**GOAL OF THE EXERCISE**
From the first line of the data below through the line holding "const highMin = 1.77;", output each line exactly and leave the pictures out.

::::

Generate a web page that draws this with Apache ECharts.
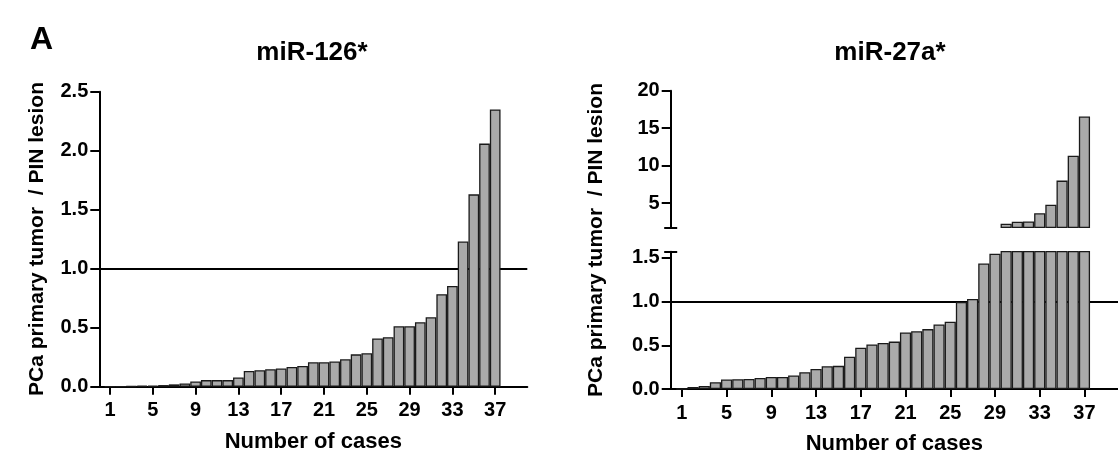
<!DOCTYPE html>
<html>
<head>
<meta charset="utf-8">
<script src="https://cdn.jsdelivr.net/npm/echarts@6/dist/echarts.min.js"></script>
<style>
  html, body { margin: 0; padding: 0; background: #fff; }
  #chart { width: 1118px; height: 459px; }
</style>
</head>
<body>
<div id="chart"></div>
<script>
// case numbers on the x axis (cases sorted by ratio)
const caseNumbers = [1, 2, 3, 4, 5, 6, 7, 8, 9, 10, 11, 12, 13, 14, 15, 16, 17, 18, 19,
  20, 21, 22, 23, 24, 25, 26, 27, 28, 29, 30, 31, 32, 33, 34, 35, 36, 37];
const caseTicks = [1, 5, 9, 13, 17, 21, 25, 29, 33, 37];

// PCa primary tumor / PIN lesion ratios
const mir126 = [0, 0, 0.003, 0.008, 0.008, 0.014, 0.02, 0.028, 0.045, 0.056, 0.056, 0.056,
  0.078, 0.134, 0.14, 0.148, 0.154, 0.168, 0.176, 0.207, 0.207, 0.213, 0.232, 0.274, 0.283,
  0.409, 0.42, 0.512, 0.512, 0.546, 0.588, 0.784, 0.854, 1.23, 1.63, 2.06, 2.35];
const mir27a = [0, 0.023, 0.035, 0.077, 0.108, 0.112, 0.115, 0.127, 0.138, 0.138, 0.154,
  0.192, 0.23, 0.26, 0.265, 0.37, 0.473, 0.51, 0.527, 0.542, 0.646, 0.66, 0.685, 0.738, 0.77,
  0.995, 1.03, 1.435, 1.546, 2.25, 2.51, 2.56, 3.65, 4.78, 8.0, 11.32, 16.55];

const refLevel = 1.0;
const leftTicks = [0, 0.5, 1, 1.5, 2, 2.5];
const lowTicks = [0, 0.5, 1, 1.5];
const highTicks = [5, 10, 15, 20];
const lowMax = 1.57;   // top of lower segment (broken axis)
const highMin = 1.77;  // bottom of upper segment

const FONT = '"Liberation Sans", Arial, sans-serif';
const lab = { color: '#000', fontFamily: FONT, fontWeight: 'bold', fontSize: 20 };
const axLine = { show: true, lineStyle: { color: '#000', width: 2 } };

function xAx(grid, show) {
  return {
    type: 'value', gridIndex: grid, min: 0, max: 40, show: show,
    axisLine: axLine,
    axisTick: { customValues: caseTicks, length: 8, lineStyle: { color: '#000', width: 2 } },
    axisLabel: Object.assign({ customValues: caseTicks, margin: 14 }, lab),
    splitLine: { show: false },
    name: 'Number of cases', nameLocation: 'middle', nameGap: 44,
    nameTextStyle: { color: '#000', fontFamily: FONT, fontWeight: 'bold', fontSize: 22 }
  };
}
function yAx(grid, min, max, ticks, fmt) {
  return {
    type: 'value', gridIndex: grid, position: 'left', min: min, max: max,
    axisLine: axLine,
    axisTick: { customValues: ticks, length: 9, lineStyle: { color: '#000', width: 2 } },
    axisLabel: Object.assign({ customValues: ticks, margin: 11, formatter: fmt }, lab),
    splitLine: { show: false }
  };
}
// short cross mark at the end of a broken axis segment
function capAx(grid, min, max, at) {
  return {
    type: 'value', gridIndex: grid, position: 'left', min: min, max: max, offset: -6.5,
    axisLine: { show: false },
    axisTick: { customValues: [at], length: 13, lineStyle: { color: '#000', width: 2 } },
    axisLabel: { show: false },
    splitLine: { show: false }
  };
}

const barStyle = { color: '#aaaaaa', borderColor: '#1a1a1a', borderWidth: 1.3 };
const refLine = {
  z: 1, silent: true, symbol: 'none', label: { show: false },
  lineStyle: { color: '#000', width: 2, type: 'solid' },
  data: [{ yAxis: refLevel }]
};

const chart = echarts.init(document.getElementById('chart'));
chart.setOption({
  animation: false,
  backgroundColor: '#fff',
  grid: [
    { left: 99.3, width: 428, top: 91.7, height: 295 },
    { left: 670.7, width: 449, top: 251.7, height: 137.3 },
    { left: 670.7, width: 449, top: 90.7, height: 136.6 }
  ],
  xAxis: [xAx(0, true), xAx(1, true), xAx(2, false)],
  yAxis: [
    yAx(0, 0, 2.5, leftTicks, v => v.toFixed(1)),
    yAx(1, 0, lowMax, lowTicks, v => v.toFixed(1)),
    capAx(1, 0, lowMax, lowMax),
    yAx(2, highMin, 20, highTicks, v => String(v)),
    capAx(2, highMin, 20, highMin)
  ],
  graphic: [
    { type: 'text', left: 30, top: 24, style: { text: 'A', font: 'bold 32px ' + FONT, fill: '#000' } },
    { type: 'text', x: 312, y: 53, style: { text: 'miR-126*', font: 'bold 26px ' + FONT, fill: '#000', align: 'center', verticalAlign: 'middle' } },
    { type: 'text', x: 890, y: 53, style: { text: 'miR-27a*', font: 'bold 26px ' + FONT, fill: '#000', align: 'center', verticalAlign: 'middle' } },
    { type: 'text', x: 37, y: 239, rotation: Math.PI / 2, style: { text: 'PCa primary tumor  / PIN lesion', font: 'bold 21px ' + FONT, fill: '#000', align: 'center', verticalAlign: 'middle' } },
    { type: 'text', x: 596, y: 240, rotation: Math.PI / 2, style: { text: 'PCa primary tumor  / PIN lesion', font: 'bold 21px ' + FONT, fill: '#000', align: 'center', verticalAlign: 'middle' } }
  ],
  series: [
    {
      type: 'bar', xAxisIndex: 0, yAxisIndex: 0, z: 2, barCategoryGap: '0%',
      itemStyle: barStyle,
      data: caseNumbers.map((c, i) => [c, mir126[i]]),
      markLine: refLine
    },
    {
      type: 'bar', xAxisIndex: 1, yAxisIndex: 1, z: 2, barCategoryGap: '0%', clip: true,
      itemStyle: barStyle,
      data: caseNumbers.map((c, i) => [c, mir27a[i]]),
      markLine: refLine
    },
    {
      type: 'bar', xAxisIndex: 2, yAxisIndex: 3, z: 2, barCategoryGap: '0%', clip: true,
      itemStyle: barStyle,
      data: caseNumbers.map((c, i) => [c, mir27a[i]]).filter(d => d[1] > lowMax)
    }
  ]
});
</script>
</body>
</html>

::::

**SOLUTION**
Generate a web page that draws this with Apache ECharts.
<!DOCTYPE html>
<html>
<head>
<meta charset="utf-8">
<script src="https://cdn.jsdelivr.net/npm/echarts@6/dist/echarts.min.js"></script>
<style>
  html, body { margin: 0; padding: 0; background: #fff; }
  #chart { width: 1118px; height: 459px; }
</style>
</head>
<body>
<div id="chart"></div>
<script>
// case numbers on the x axis (cases sorted by ratio)
const caseNumbers = [1, 2, 3, 4, 5, 6, 7, 8, 9, 10, 11, 12, 13, 14, 15, 16, 17, 18, 19,
  20, 21, 22, 23, 24, 25, 26, 27, 28, 29, 30, 31, 32, 33, 34, 35, 36, 37];
const caseTicks = [1, 5, 9, 13, 17, 21, 25, 29, 33, 37];

// PCa primary tumor / PIN lesion ratios
const mir126 = [0, 0, 0.003, 0.008, 0.008, 0.014, 0.02, 0.028, 0.045, 0.056, 0.056, 0.056,
  0.078, 0.134, 0.14, 0.148, 0.154, 0.168, 0.176, 0.207, 0.207, 0.213, 0.232, 0.274, 0.283,
  0.409, 0.42, 0.512, 0.512, 0.546, 0.588, 0.784, 0.854, 1.23, 1.63, 2.06, 2.35];
const mir27a = [0, 0.023, 0.035, 0.077, 0.108, 0.112, 0.115, 0.127, 0.138, 0.138, 0.154,
  0.192, 0.23, 0.26, 0.265, 0.37, 0.473, 0.51, 0.527, 0.542, 0.646, 0.66, 0.685, 0.738, 0.77,
  0.995, 1.03, 1.435, 1.546, 2.25, 2.51, 2.56, 3.65, 4.78, 8.0, 11.32, 16.55];

const refLevel = 1.0;
const leftTicks = [0, 0.5, 1, 1.5, 2, 2.5];
const lowTicks = [0, 0.5, 1, 1.5];
const highTicks = [5, 10, 15, 20];
const lowMax = 1.57;   // top of lower segment (broken axis)
const highMin = 1.77;  // bottom of upper segment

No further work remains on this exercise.